AIM OF THE TASK:
Count the lines below that contain the word "this", and reply with only that number.
Start of SUPPLIED INFORMATION
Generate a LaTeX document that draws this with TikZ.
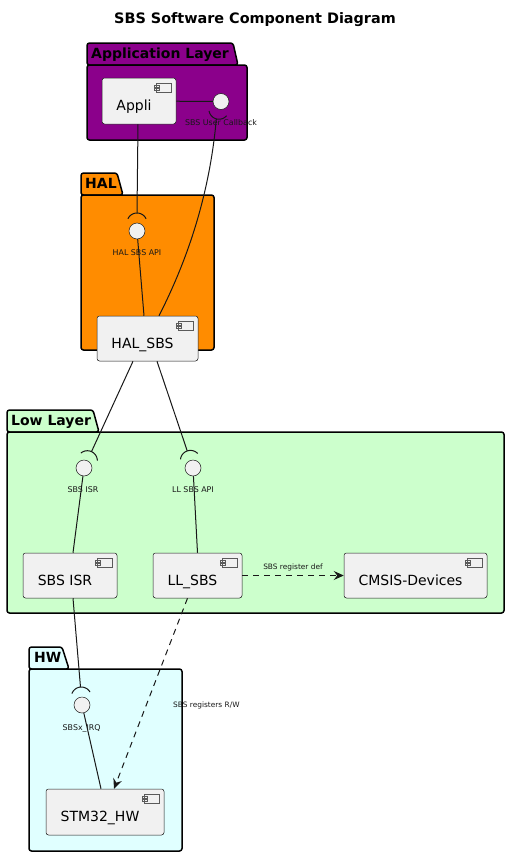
End of SUPPLIED INFORMATION
Start of SUPPLIED INFORMATION
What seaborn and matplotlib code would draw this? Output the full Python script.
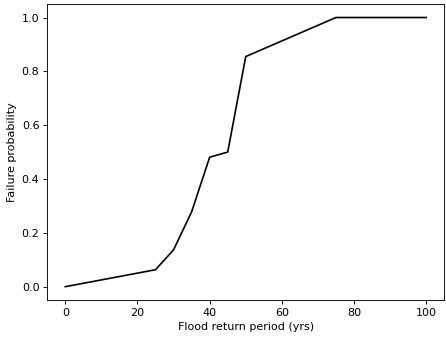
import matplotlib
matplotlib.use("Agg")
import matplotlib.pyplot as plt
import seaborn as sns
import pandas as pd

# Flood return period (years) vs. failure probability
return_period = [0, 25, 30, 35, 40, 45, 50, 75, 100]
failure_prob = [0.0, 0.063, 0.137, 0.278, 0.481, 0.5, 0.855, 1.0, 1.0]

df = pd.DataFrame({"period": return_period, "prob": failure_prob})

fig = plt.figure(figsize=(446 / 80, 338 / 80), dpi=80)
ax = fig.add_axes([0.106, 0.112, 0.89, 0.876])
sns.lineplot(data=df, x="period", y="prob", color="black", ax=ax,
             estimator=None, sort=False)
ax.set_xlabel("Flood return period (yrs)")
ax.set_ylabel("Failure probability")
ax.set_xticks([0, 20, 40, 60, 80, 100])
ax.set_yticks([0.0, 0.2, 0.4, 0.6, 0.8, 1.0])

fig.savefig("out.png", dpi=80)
End of SUPPLIED INFORMATION
Start of SUPPLIED INFORMATION
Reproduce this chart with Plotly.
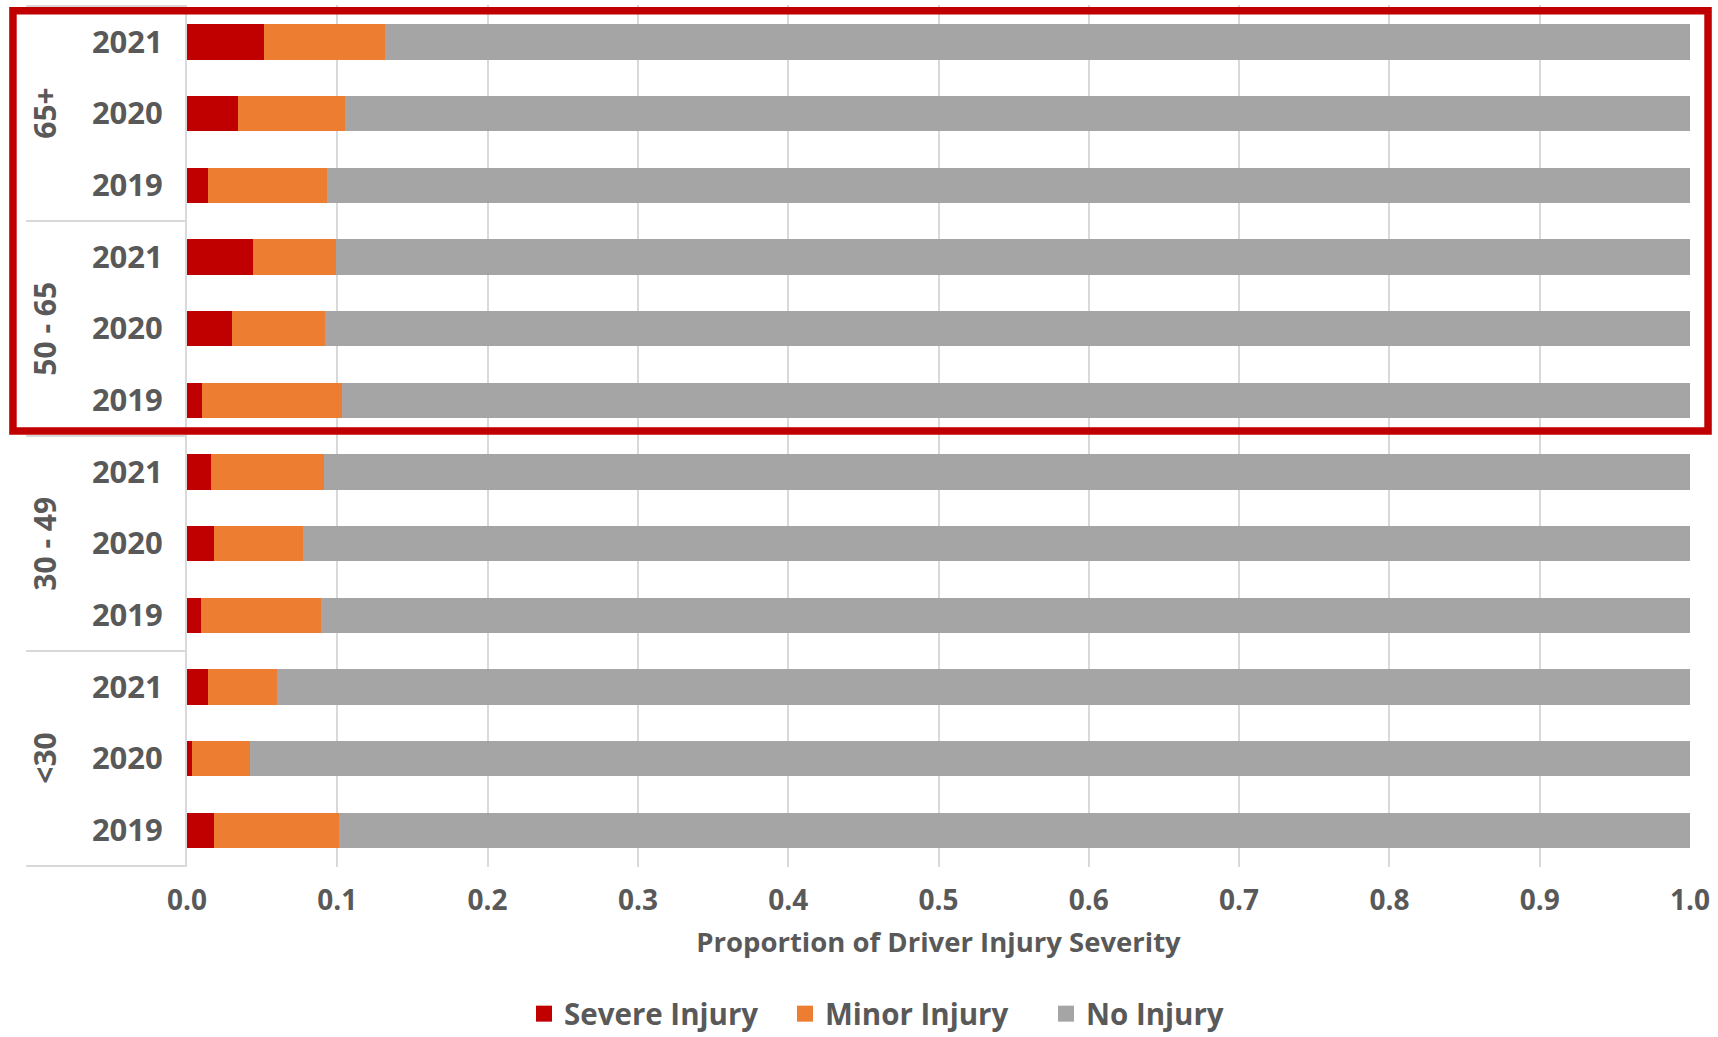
End of SUPPLIED INFORMATION
EXERCISE RESULT:
3